Carl Sagan has a deep respect for the human species and he has an amazing ability to make you feel impossibly important and incredibly insignificant at the same time. 'Cosmos' whet my appetite for more Sagan. This is a great book; definitely a must read for anyone interested in astronomy, but also a great book for anyone who likes to ponder things that are a little bigger than reality TV and celebrity gossip.

Friday, January 1, 2010

The Dracula Dossier by James Reese

The Dracula Dossier presents a possible reality where author Bram Stoker could have derived his inspiration for Dracula. It's a fictionalized reality full of historically accurate people, relationships, and events. A Gothic mystery complete with ancient Egyptian deities, animal sacrifices, possession, and murder.

The story is told through letters, newspaper clippings, and Bram Stoker's journal. All three elements nicely combine to present a complete record of events for the reader. Stoker takes great pains to use his journal as a place to record events as they were witnessed rather than incorporate a lot of personal observations and speculations. Because of this, the reader can feel like their getting an account of something that actually happened (which it could have) rather than a story.

The initial motive of the book is to open a window into the life of Bram Stoker. We learn of him through his own words and actions. We meet his family and his closest of friends. We get to see what his day job in the theater was like. Reese, however, inserts a secondary story by setting this window up against the murderous escapades of Jack the Ripper. What if Bram Stoker was somehow involved in that great mystery? What if he played a role in Jack the Ripper's own tale? So little is known about what actually happened during these murders, that the time period is ideal for speculation. Jack the Ripper could have tormented people beyond those he murdered - and Bram Stoker could have easily come into contact with such an insane murder.

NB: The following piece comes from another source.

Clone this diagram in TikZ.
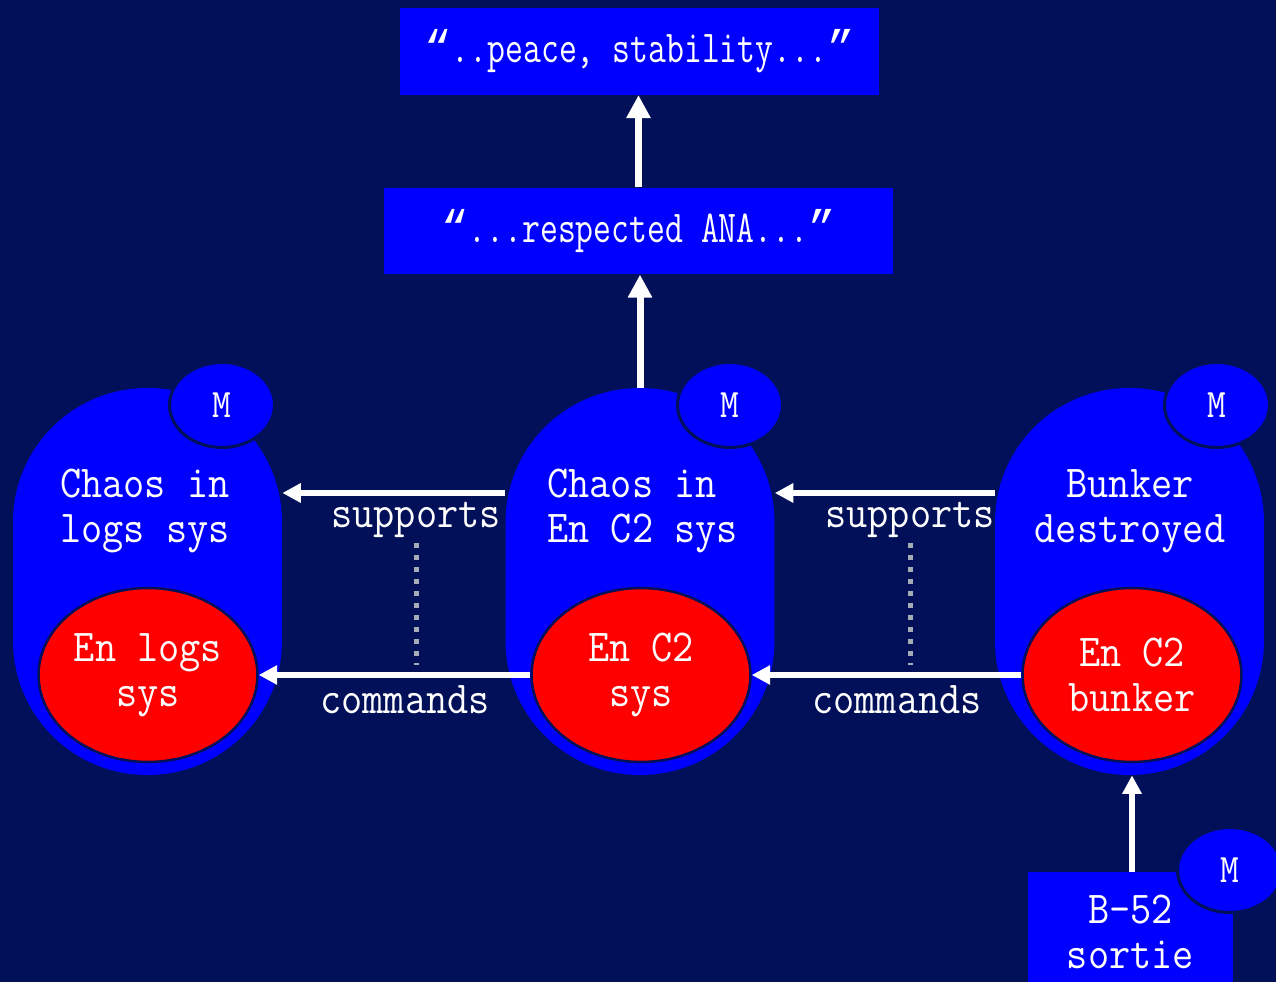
\documentclass[tikz,border=0pt]{standalone}
\usepackage{fontspec}
\setmonofont[FakeStretch=0.9]{Latin Modern Mono}
\newfontfamily\quotefont[FakeStretch=0.76]{Latin Modern Mono}
\newfontfamily\quotemark{Liberation Mono}
\usetikzlibrary{shapes.geometric,arrows.meta}
\definecolor{navy}{RGB}{1,16,89}
\definecolor{slideblue}{RGB}{0,0,255}
\definecolor{slidered}{RGB}{255,0,0}
\definecolor{dotgray}{RGB}{165,172,180}
\newcommand{\openq}{{\quotemark “}}
\newcommand{\closeq}{{\quotemark ”}}

\begin{document}
\begin{tikzpicture}
    [x=0.02cm,y=-0.02cm,%
      every node/.style={text=white,inner sep=0pt,font=\ttfamily\fontsize{26}{25.5}\selectfont},%
      pill/.style={rectangle,fill=slideblue,rounded corners=2.68cm,minimum width=5.38cm,minimum height=7.74cm},%
      target/.style={ellipse,fill=slidered,draw=navy,line width=0.05cm,minimum width=4.38cm,minimum height=3.48cm,align=center},%
      mnode/.style={ellipse,fill=slideblue,draw=navy,line width=0.06cm,minimum width=2.1cm,minimum height=1.7cm,font=\ttfamily\fontsize{23}{24}\selectfont},%
      effect/.style={rectangle,fill=slideblue,minimum height=1.73cm,align=center},%
      arr/.style={draw=white,line width=0.12cm,-{Triangle[width=0.37cm,length=0.37cm]}},%
      bigarr/.style={draw=white,line width=0.14cm,-{Triangle[width=0.46cm,length=0.46cm]}},%
      link/.style={draw=dotgray,line width=0.1cm,dash pattern=on 0.1cm off 0.14cm}]
    \useasboundingbox (0,0) rectangle (1276,982);
    \fill[navy] (0,0) rectangle (1276,982);

    % effects
    \node[effect,minimum width=9.58cm] (peace) at (639.5,51.5) {\quotefont\openq..peace, stability...\closeq};
    \node[effect,minimum width=10.18cm] (ana) at (638.5,231) {\quotefont\openq...respected ANA...\closeq};

    % systems
    \node[pill] (pillLog) at (147.5,581.5) {};
    \node[pill] (pillC2) at (640,581.5) {};
    \node[pill] (pillBunk) at (1129.5,581.5) {};
    \node[align=center] (tLog) at (145,511) {Chaos in\\logs sys};
    \node[align=left,anchor=west] (tC2) at (547,511) {Chaos in\\En C2 sys};
    \node[align=center] (tBunk) at (1130,511) {Bunker\\destroyed};
    \node[target] (enLog) at (148,675) {En logs\\sys};
    \node[target] (enC2) at (641,675) {En C2\\sys};
    \node[target] (enBunk) at (1132,675) {En C2\\bunker};
    \node[mnode] (mLog) at (222,405) {M};
    \node[mnode] (mC2) at (730,405) {M};
    \node[mnode] (mBunk) at (1217,405) {M};

    % action
    \node[effect,minimum width=4.1cm,minimum height=2.4cm] (sortie) at (1130.5,932) {B-52\\sortie};
    \node[mnode] (mSortie) at (1230,870) {M};

    % links
    \draw[bigarr] (ana.north) -- (ana.north |- peace.south);
    \draw[bigarr] (pillC2.north) -- (pillC2.north |- ana.south);
    \draw[arr] (pillC2.west |- 0,493) -- (pillLog.east |- 0,493);
    \draw[arr] (pillBunk.west |- 0,493) -- (pillC2.east |- 0,493);
    \draw[arr] (enC2.west) -- (enLog.east);
    \draw[arr] (enBunk.west) -- (enC2.east);
    \draw[arr] (sortie.north -| enBunk.south) -- (pillBunk.south -| enBunk.south);

    \node (supLog) at (416,520) {supports};
    \node (supC2) at (910,520) {supports};
    \node (cmdLog) at (405,700) {commands};
    \node (cmdC2) at (897,700) {commands};
    \draw[link,shorten <=0.1cm] (supLog.south) -- ([yshift=0.2cm]supLog.south |- enLog.east);
    \draw[link,shorten <=0.1cm] (supC2.south) -- ([yshift=0.2cm]supC2.south |- enC2.east);
  \end{tikzpicture}
\end{document}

I found this story engaging and fully-developed. All the characters felt as real in this scenario as they would in their own autobiographies (and they almost all existed.) Using real events and real people to generate a fictionalized story about what might have happened during a famous time in London's history brings this period to life in an extremely tangible way while treating the reader to "inside" information about a well-known author. The Dracula Dossier is a suspenseful novel much like an adventure of Sherlock Holmes' only Reese never disproves the fantastic with science, leaving the reader to decide on their own what might have really happened.